Your task
Take the lines from the beginning of the material through the line containing "import plotly.graph_objects as go" and retype them exactly, leaving the pictures out.

#### Data section

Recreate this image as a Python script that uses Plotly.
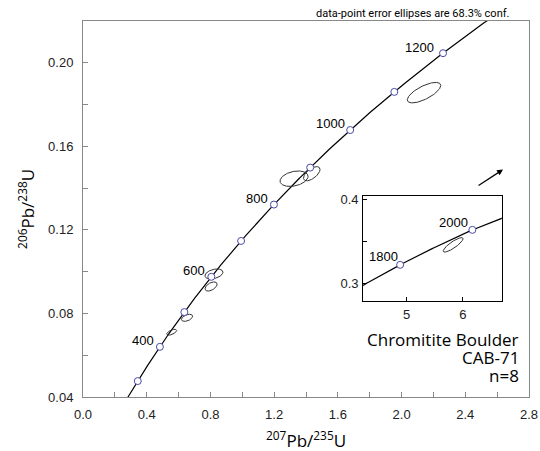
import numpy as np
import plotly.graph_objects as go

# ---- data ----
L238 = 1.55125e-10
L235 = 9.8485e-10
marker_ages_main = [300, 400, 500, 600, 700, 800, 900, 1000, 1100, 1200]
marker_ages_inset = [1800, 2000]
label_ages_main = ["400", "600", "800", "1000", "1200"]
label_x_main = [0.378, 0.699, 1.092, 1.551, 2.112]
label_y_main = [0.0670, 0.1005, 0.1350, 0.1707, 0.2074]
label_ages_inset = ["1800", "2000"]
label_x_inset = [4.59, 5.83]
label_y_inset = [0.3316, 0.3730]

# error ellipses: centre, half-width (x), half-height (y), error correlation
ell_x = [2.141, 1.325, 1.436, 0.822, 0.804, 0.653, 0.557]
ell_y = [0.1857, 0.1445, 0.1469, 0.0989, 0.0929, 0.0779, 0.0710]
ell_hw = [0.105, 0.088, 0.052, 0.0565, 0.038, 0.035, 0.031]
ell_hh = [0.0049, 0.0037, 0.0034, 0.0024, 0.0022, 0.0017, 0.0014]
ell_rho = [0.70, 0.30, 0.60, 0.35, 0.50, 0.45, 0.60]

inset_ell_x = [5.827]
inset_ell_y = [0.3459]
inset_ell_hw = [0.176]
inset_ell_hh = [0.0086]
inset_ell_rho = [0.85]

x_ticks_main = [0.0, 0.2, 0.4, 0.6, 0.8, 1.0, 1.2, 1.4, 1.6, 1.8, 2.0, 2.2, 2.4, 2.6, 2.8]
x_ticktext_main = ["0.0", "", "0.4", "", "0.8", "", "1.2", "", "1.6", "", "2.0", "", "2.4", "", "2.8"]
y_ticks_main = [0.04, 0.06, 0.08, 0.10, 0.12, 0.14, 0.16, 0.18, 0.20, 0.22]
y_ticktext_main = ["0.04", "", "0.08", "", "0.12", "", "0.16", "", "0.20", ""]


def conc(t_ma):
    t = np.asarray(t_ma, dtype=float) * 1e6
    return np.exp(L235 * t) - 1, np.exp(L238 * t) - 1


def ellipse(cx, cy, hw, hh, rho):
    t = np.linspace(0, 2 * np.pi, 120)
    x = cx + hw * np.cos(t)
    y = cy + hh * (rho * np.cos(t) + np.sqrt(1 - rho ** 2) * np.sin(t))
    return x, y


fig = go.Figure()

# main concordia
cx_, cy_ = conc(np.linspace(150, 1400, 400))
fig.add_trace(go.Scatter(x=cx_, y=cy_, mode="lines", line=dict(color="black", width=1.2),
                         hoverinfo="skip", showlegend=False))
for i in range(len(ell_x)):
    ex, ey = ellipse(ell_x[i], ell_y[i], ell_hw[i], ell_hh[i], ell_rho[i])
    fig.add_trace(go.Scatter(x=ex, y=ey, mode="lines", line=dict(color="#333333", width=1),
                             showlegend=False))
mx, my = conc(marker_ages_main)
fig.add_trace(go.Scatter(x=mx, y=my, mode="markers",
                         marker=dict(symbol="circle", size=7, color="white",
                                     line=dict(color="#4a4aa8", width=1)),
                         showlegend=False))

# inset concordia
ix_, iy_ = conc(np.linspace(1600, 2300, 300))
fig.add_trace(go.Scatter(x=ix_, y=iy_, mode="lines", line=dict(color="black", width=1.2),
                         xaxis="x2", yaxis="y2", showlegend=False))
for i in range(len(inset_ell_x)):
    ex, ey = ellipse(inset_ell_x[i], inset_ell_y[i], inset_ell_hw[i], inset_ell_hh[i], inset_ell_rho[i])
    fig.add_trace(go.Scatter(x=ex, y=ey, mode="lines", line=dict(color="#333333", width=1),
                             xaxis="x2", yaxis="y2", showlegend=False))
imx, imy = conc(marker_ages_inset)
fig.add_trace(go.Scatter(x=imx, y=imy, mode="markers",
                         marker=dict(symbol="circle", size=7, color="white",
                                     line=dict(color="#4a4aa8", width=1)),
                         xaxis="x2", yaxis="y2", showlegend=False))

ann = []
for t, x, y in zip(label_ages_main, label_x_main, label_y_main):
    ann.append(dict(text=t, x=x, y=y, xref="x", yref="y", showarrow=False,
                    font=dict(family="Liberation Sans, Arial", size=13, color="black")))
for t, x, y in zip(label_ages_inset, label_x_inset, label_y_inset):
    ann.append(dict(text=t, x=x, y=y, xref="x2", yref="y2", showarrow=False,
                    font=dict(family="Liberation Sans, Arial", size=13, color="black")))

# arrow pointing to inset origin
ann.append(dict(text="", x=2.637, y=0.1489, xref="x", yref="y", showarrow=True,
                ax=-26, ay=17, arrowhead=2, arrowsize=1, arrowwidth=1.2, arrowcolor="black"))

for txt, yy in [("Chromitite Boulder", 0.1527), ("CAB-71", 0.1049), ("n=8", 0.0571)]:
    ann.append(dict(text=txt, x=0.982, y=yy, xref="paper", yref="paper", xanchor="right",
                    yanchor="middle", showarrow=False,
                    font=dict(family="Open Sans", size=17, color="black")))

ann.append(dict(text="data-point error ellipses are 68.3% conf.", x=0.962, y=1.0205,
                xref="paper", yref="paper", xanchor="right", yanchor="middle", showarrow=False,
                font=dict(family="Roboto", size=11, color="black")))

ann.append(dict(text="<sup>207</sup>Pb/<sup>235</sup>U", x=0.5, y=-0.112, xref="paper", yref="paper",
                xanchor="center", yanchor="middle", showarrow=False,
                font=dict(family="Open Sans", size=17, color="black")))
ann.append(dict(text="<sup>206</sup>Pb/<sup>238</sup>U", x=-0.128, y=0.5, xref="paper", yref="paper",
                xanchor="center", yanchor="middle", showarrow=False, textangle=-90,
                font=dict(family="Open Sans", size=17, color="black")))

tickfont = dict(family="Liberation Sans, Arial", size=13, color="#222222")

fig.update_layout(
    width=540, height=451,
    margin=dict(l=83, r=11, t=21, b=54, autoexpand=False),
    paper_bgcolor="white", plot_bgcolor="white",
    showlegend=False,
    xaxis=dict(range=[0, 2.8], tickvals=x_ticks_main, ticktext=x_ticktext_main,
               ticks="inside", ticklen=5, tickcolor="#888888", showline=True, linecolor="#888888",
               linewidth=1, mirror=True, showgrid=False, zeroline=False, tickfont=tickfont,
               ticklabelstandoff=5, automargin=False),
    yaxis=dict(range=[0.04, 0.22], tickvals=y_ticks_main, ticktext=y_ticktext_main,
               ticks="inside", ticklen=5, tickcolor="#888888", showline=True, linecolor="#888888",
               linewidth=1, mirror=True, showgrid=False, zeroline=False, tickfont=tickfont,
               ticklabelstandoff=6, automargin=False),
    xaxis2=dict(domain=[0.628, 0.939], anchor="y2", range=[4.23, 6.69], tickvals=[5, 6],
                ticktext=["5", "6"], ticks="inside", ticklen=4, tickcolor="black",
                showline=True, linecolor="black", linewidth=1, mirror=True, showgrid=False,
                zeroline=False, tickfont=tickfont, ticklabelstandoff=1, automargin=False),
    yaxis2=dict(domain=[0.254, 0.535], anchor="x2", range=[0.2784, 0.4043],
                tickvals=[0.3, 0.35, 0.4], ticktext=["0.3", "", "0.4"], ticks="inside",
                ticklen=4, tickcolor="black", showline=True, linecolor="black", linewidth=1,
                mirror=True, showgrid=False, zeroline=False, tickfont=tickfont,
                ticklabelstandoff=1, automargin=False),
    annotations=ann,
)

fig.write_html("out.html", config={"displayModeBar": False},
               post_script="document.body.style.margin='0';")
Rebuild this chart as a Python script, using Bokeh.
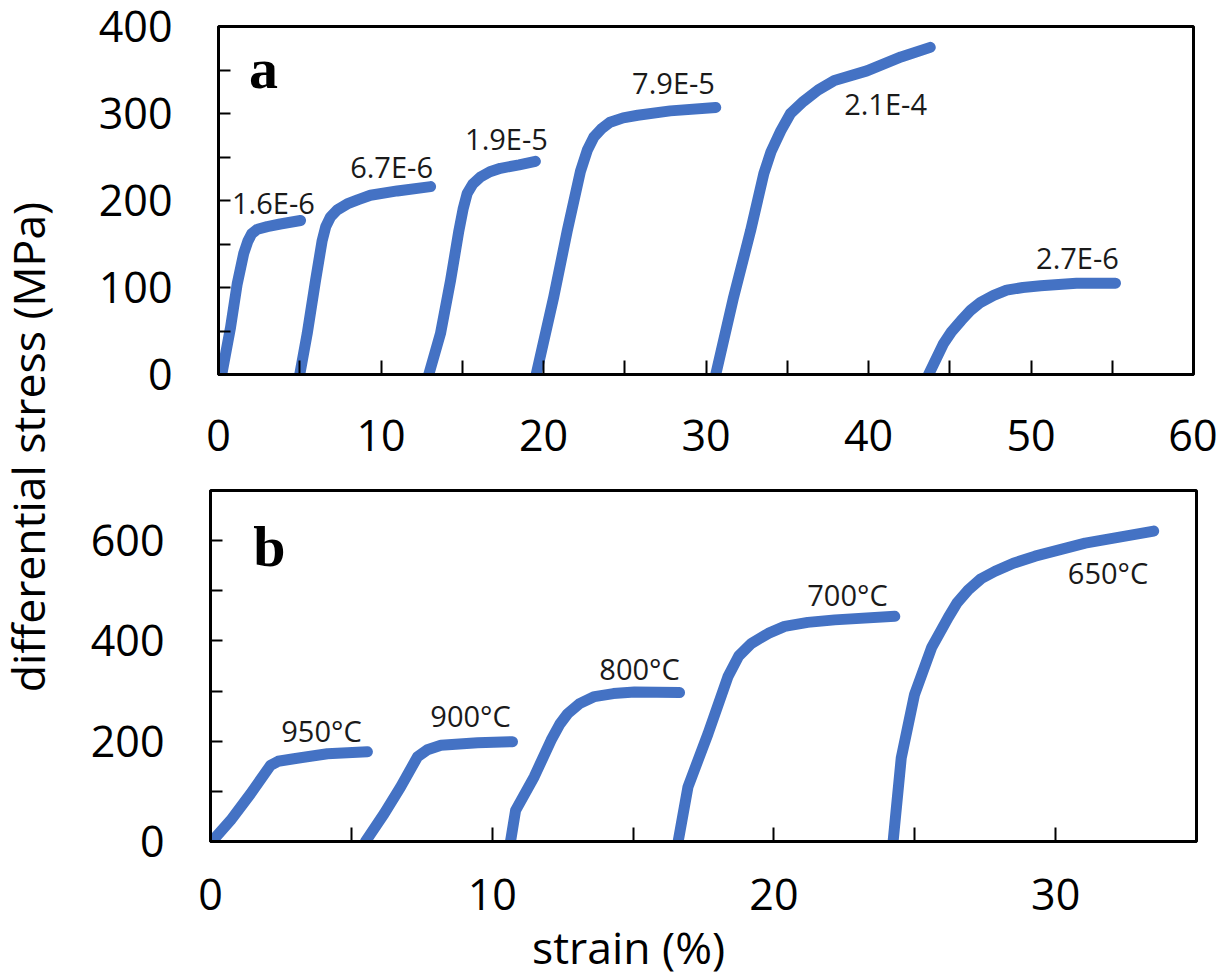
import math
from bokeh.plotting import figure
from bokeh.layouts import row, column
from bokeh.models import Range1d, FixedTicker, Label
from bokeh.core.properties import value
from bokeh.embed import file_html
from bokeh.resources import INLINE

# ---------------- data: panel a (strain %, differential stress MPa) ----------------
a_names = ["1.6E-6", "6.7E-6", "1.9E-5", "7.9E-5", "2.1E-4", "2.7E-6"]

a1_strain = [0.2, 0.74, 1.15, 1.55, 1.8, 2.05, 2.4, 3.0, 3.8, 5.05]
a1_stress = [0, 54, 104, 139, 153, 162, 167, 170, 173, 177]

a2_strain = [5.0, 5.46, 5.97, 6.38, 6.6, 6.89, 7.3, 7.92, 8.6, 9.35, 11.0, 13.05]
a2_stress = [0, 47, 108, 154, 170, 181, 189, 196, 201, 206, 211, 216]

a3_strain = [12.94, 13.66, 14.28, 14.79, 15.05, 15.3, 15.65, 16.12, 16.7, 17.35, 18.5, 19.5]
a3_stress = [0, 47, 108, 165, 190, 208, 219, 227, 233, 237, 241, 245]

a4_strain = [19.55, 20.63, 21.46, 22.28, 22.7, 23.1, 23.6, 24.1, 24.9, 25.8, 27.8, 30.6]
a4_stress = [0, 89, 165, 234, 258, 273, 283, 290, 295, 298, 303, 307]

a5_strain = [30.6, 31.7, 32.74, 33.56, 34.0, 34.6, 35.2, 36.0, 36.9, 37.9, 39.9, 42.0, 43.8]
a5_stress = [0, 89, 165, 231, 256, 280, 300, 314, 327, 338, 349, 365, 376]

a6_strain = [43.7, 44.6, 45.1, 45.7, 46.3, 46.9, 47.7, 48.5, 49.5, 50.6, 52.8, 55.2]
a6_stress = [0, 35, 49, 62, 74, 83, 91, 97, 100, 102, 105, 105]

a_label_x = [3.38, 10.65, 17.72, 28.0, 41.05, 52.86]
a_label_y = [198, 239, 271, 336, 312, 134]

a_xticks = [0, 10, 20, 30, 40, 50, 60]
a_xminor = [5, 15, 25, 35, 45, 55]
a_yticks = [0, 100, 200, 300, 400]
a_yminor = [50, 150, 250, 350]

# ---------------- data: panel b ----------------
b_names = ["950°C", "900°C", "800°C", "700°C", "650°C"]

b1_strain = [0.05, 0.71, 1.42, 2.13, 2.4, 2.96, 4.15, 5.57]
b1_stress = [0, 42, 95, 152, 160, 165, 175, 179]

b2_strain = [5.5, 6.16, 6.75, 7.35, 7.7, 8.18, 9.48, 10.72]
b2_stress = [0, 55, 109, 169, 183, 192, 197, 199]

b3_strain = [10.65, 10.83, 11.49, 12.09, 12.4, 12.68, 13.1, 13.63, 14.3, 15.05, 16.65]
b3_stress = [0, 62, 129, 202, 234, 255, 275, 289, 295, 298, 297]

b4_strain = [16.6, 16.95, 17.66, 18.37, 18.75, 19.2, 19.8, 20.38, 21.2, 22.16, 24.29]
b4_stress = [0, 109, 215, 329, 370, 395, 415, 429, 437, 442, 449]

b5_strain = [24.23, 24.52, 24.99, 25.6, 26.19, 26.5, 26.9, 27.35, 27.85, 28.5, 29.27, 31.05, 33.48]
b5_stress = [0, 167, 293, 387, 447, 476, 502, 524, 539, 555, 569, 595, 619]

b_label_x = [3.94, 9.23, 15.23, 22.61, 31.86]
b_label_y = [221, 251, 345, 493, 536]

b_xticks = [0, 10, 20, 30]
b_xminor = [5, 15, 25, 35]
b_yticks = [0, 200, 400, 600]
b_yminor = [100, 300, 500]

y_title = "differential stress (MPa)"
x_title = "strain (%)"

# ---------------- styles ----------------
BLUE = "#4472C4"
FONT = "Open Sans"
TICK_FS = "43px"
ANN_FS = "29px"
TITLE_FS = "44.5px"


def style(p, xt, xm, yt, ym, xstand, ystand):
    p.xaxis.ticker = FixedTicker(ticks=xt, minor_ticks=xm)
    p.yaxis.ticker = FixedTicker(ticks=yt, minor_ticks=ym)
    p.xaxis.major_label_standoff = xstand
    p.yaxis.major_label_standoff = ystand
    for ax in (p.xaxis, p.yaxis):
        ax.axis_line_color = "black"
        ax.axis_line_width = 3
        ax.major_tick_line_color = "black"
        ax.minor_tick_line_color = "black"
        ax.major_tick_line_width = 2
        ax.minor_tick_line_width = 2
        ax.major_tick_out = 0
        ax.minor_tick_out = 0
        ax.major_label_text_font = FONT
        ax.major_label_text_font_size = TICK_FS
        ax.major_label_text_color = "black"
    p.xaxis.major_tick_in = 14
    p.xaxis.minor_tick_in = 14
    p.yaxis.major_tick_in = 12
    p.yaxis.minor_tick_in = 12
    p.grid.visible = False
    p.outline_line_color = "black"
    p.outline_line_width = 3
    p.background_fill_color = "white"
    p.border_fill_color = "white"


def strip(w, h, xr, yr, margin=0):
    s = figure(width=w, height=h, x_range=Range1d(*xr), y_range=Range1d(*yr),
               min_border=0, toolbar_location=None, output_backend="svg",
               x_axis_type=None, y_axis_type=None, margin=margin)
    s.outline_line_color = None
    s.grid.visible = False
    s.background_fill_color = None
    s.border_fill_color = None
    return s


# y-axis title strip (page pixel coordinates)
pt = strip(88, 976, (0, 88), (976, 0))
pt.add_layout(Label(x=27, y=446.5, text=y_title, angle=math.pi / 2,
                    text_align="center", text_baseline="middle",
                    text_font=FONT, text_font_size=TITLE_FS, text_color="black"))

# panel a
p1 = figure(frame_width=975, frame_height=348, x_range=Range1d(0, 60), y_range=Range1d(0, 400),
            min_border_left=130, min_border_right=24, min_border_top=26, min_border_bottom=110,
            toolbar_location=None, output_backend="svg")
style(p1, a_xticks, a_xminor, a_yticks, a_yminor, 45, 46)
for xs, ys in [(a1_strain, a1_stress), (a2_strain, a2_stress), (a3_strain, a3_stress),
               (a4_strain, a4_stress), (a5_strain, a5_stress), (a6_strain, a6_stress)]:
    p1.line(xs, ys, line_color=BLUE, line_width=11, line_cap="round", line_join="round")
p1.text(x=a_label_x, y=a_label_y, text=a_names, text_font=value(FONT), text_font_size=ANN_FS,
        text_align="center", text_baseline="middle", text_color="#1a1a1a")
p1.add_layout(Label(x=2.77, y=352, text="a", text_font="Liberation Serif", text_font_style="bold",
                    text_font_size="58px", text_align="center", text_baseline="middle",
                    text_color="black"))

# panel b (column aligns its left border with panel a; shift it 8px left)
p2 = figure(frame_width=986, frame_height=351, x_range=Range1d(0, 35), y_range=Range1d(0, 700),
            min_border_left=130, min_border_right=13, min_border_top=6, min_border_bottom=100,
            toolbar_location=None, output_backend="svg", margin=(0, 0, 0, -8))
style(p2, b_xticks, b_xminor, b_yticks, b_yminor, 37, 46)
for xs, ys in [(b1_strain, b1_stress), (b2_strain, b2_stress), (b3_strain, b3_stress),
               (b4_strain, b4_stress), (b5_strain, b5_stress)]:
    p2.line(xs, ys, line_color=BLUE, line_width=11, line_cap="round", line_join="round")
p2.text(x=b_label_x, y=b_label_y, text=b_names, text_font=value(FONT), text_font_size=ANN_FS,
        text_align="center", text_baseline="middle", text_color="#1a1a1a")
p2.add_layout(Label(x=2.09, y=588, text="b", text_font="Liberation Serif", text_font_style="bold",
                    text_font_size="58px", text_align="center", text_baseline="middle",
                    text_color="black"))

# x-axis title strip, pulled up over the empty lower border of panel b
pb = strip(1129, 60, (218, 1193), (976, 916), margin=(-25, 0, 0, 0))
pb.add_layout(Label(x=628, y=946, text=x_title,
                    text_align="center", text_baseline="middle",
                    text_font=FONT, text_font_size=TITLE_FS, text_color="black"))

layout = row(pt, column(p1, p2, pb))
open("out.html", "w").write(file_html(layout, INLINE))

########

Complete response
Recreate this image as a Python script that uses Plotly.
import numpy as np
import plotly.graph_objects as go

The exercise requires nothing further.